The crux of the issue is the inability to reconcile the dialectics within the Church. The dialectics of it is within every one. Are we capable of resolving the dialectics within? Or are we letting the conflict overflow into the community and society as a sort of Hegelian conflict? Only if man is a free spiritual being can he rise above nature and give witness to his greatness, of his divine image within. The grammar of synthesis is within, not only the grammar but also the grammarian also is the foundation of my interiority. “To be free is to have entered upon another order of being which is spiritual in character,” says Berdyaev when talking about the dynamicity of the spirit. He thus understands freedom of the spirit as a self-determination of one’s being, a free self-determination of ever coming closer to the origin of one’s being, which is spirit, because the conception of being which is not spirit, and is without and not within, results in the tyranny of naturalism of war and retribution. We cannot follow the Hegelian and Marxian way. Nicholai Berdyaev wrote: “This is the demoniacal element of Marxism and it is called dialectic. Dialectically, evil passes over into good, darkness into light. Lenin proclaimed that everything was moral, which served the proletarian revolution.” Unfortunately, we see diabolic Manichaean conflicts enter into the church with evil passing over as good.

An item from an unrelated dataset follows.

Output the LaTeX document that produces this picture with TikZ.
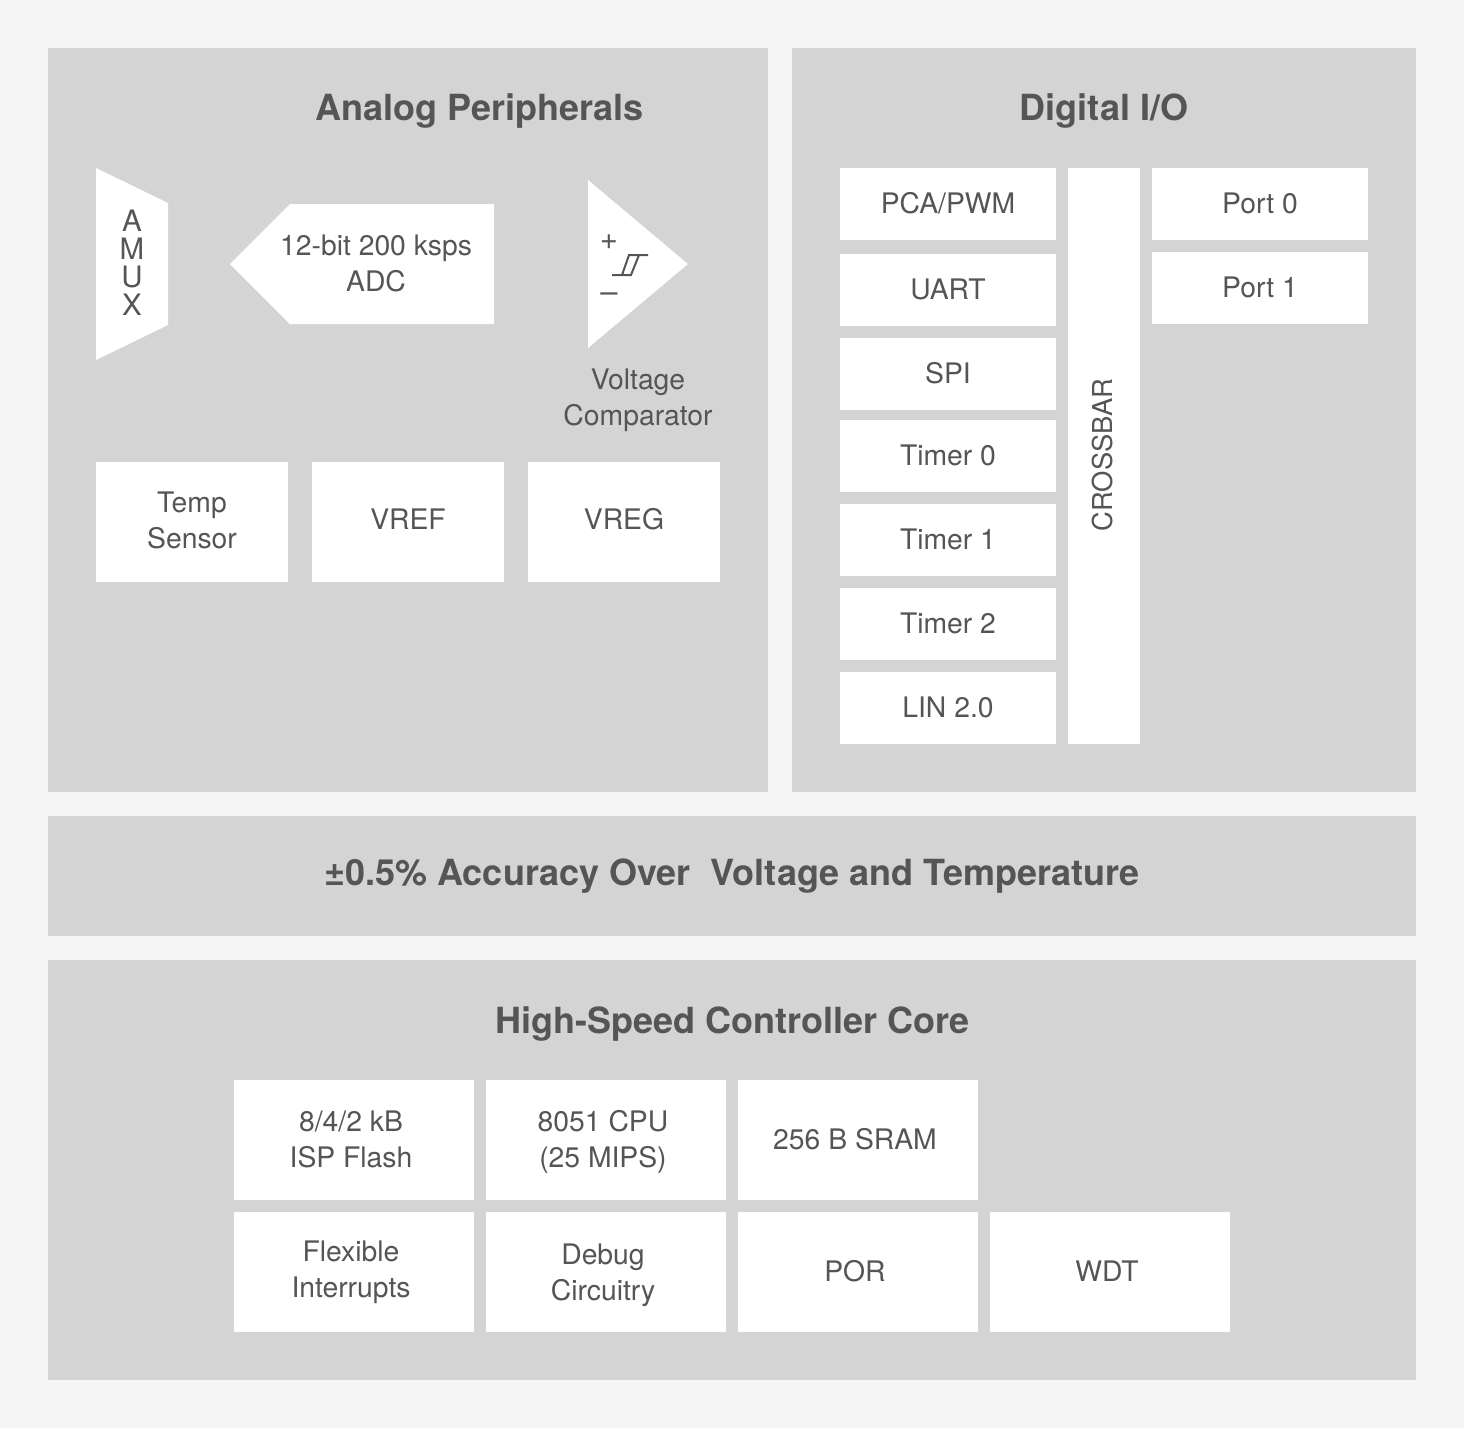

Kierkegaard was critical of Hegel, but he himself introduced dialectical theology, whose positions Romano Guardini always rejected. Although Guardini often turns to Kierkegaard as a dialectical thinker who emphasizes the infinite qualitative difference between the finite and infinite, he does not uncritically endorse Kierkegaard’s dialectical performance. Instead, Guardini recasts Kierkegaard’s dialectical emphasis on opposition into analogical terms of difference-in-relation. The conflict of liturgy can easily be reconciled as difference-in-relation. We are ‘boundary dwellers’ between time and eternity, and the tension that we feel in this present moment is instructive and potentially edifying. For example, Guardini writes that the mission of the Church is to arouse in us that tension which constitutes the very foundation of nature: the tension between being and the desire to be, between actuality and the task to be accomplished and to resolve this tension by reminding us that we are God’s image and therefore capable of apprehending and possessing God.
One can rise above this dialectical tension by his creativity where the dialectics is resolved by one’s ethics and spirituality. To be free is to have entered upon another order of being, which is spiritual in character. Freedom of the spirit as a self-determination of one’s being, a free self-determination of ever coming closer to the origin of one’s being, which is spirit, because the conception of being which is not spirit, and is without and not within, results in the tyranny of naturalism. One must resolve the coincidentia oppositorum within one’s interiority with an ethical optics where one’s soul is the other. Freedom is the rising of initiative above the blind happenings of the world. As such, this is a value, it lifts man out of the connections of nature in which he is rooted, and it allows him to tear himself away, to rise into a different realm. Lack of freedom is total determination from outside, the serfdom of man under the universal course of events. The profound struggle of human thought to attain a metaphysical proof of freedom of the will is a witness to its worth.